Geografia e poder é, portanto, o tema central dos estudos traçados para essa disciplina científica muitas vezes desprezada.
Edmario Nascimento da Silva

quinta-feira, 25 de março de 2010

O lugar

Quando falamos em lugar, nem sempre compreendemos o significado da palavra. O termo lugar, quando utilizado dentro do contexto da geografia, refere-se a uma porção do espaço geográfico carregado de significado para um indivíduo ou um grupo determinado. O lugar é um recorte do espaço geográfico onde se estabelecem relações visíveis e invisíveis; onde os sentimentos e sentidos que carregamos ganham um significado especial. É no lugar onde produzimos cultura, onde refazemos a nossa vida, onde descobrimos possibilidades.

Falar em lugar é ter consciência da formação do espaço em suas várias perspectivas: interação entre as pessoas, estratégias para superar as dificuldades, troca de ideias, exercício da política, mudanças nos padrões de comportamento... é um todo complexo cheio de emaranhados, caminhos e descaminhos.

Para entender o significado do lugar é preciso viver o lugar, experimentá-lo. A descoberta desse significado é, antes de tudo, uma experiência pessoal e intransferível. Nesse caso, a geografia atua em um mundo imaterial que se guia pelos sentimentos. Mundo intangível do qual emerge uma centena de situações postas e compostas de diversas e diminutas partes que vão se apresentando ao longo do tempo, da necessidade e das possibilidades.

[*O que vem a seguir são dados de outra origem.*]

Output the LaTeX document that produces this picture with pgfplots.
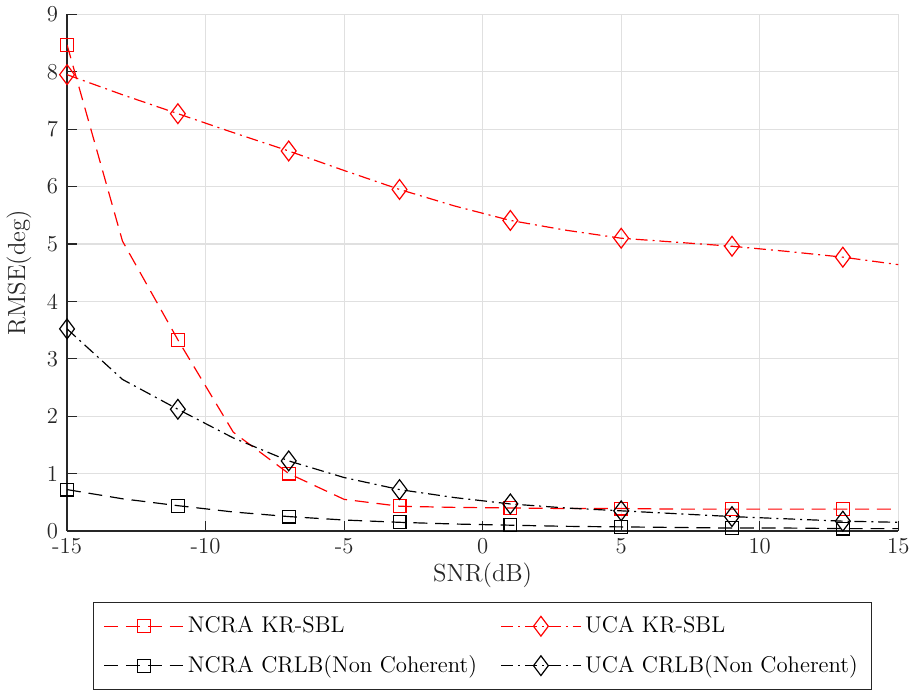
\documentclass[border=0pt]{standalone}
\usepackage{pgfplots}
\pgfplotsset{compat=1.18}
\definecolor{axgray}{gray}{0.15}
\definecolor{gridgray}{gray}{0.88}
\begin{document}
\begin{tikzpicture}
\begin{axis}[
  scale only axis,
  width=420pt, height=261pt,
  xmin=-15, xmax=15, ymin=0, ymax=9,
  xtick={-15,-10,...,15}, ytick={0,1,...,9},
  /pgf/number format/assume math mode=true,
  axis x line*=bottom, axis y line*=left,
  axis line style={draw=axgray, line width=0.6pt, -},
  tick style={axgray, line width=0.6pt}, tick align=inside,
  major tick length=5pt,
  grid=major, grid style={gridgray, line width=0.6pt},
  ticklabel style={font=\fontsize{11.5}{13.8}\selectfont, text=axgray},
  yticklabel style={xshift=-1pt},
  label style={font=\fontsize{12.5}{15}\selectfont, text=axgray},
  xlabel={SNR(dB)}, ylabel={RMSE(deg)},
  xlabel style={yshift=2pt},
  ylabel style={yshift=1pt},
  legend columns=2,
  legend cell align=left,
  legend style={at={(0.5,-0.138)}, anchor=north, draw=axgray, line width=0.6pt,
    font=\fontsize{11.5}{13.8}\selectfont, text=black,
    /tikz/every even column/.append style={column sep=10pt},
    row sep=6pt, inner sep=5pt},
  legend image code/.code={\draw[mark repeat=2,mark phase=2] plot coordinates {(0pt,0pt) (20pt,0pt) (40pt,0pt)};},
  every axis plot/.append style={line width=0.6pt, mark repeat=2, mark options={solid}},
]
\addplot[red, dash pattern=on 7pt off 4pt, mark=square, mark size=3.25pt] coordinates {
(-15,8.47) (-13,5.05) (-11,3.33) (-9,1.72) (-7,1.00) (-5,0.55) (-3,0.43) (-1,0.41)
(1,0.40) (3,0.39) (5,0.39) (7,0.38) (9,0.38) (11,0.38) (13,0.38) (15,0.38)};
\addlegendentry{NCRA KR-SBL}
\addplot[red, dash pattern=on 6pt off 2.5pt on 1pt off 2.5pt, mark=diamond, mark size=5pt] coordinates {
(-15,7.95) (-13,7.60) (-11,7.27) (-9,6.94) (-7,6.62) (-5,6.28) (-3,5.95) (-1,5.66)
(1,5.41) (3,5.24) (5,5.10) (7,5.03) (9,4.96) (11,4.87) (13,4.77) (15,4.64)};
\addlegendentry{UCA KR-SBL}
\addplot[black, dash pattern=on 7pt off 4pt, mark=square, mark size=3.25pt] coordinates {
(-15,0.72) (-13,0.56) (-11,0.44) (-9,0.33) (-7,0.25) (-5,0.19) (-3,0.15) (-1,0.12)
(1,0.10) (3,0.08) (5,0.07) (7,0.06) (9,0.05) (11,0.05) (13,0.04) (15,0.04)};
\addlegendentry{NCRA CRLB(Non Coherent)}
\addplot[black, dash pattern=on 6pt off 2.5pt on 1pt off 2.5pt, mark=diamond, mark size=5pt] coordinates {
(-15,3.52) (-13,2.64) (-11,2.12) (-9,1.62) (-7,1.22) (-5,0.93) (-3,0.72) (-1,0.58)
(1,0.47) (3,0.40) (5,0.35) (7,0.30) (9,0.25) (11,0.21) (13,0.17) (15,0.15)};
\addlegendentry{UCA CRLB(Non Coherent)}
\end{axis}
\end{tikzpicture}
\end{document}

É importante visualizar o espaço geográfico como um todo para não perder de analisar seus aspectos intrínsecos e ocultos a olhos desatentos. Viver o espaço para compreender o espaço vivido.
Edmario Nascimento da Silva

Fábrica de cultura

Imaginemos por um instante que estamos sozinhos, mergulhados em um total vazio de ideias, sem ninguém para compartilhar os nossos anseios, medos, expectativas e sonhos. Que faríamos nessa situação? Invocar essa imagem em nossa imaginação é o primeiro passo para compreender o fato de que somos fabricantes de cultura. Por quê? Porque o fato de interagirmos com os outros indivíduos da nossa espécie nos faz adotar determinados comportamentos, eleger certos valores, escolher um ou vários tipos de alimentos etc. Nosso comportamento resulta da mistura de elementos oferecidos pelo espaço que habitamos e, ao mesmo tempo, pela nossa capacidade de viver em grupo.

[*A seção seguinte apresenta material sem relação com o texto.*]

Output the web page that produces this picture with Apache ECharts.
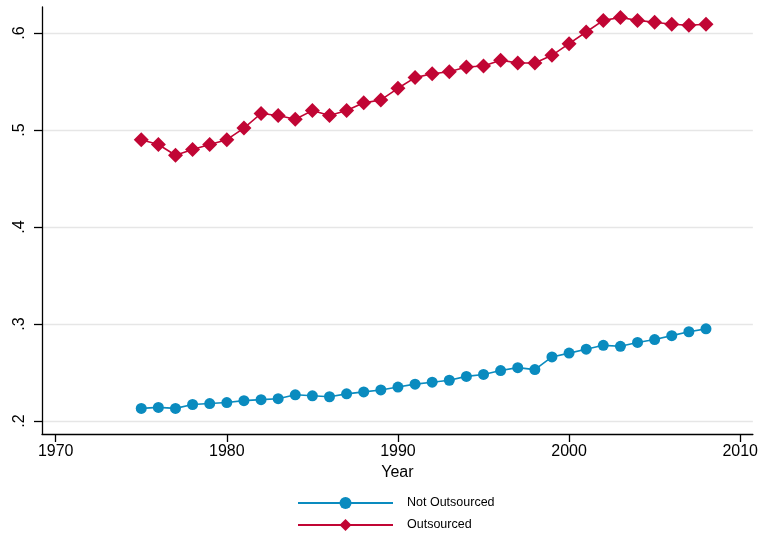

A cultura é como uma corda invisível que une os indivíduos em uma porção do espaço geográfico que chamamos de lugar. Somos produtores de cultura porque produzimos a nossa existência ao criarmos o espaço em que vivemos, ao desenvolver estratégias para nossa sobrevivência. Um simples fato nos coloca na condição de fabricadores de cultura: a comunicação. Somos a única espécie capaz de transmitir e ensinar aos nossos descendentes aquilo que aprendemos. Contudo, a cultura não se resume a mera transmissão dos nossos conhecimentos, tradições, histórias, lendas... é muito mais que isso. A cultura nos dá a capacidade de transformar o que existe e de criar uma existência única. Ela própria é a ferramenta com a qual modificamos a nossa existência e, ao fazermos isso, estaremos alterando a própria cultura.

Para construirmos cultura é indispensável que estejamos em grupo. Ela é um produto coletivo. Não há que se falar em cultura individual, uma vez que o indivíduo isolado não é capaz de superar todos os obstáculos que se impõe sobre ele. Mesmo que hoje alguém decida viver sozinho, de modo isolado do restante do mundo, já estará carregando consigo o produto da interações dos grupos que o antecederam e, portanto, já terá recursos culturais que o permitirão viver isoladamente.

Ao afirmar que a cultura de um povo é um tesouro inestimável devemos ter em conta que estamos falando da própria vida desse povo. É o espírito de um grupo que pode ser materializado nos seus objetos, arquitetura, pintura e outras formas de concretude, tanto quanto nos seus conhecimentos, lendas, mitos, religião e demais elementos imateriais com os quais expressam a sua compreensão singular da vida.

Apenas a cultura é capaz de explicar a própria cultura.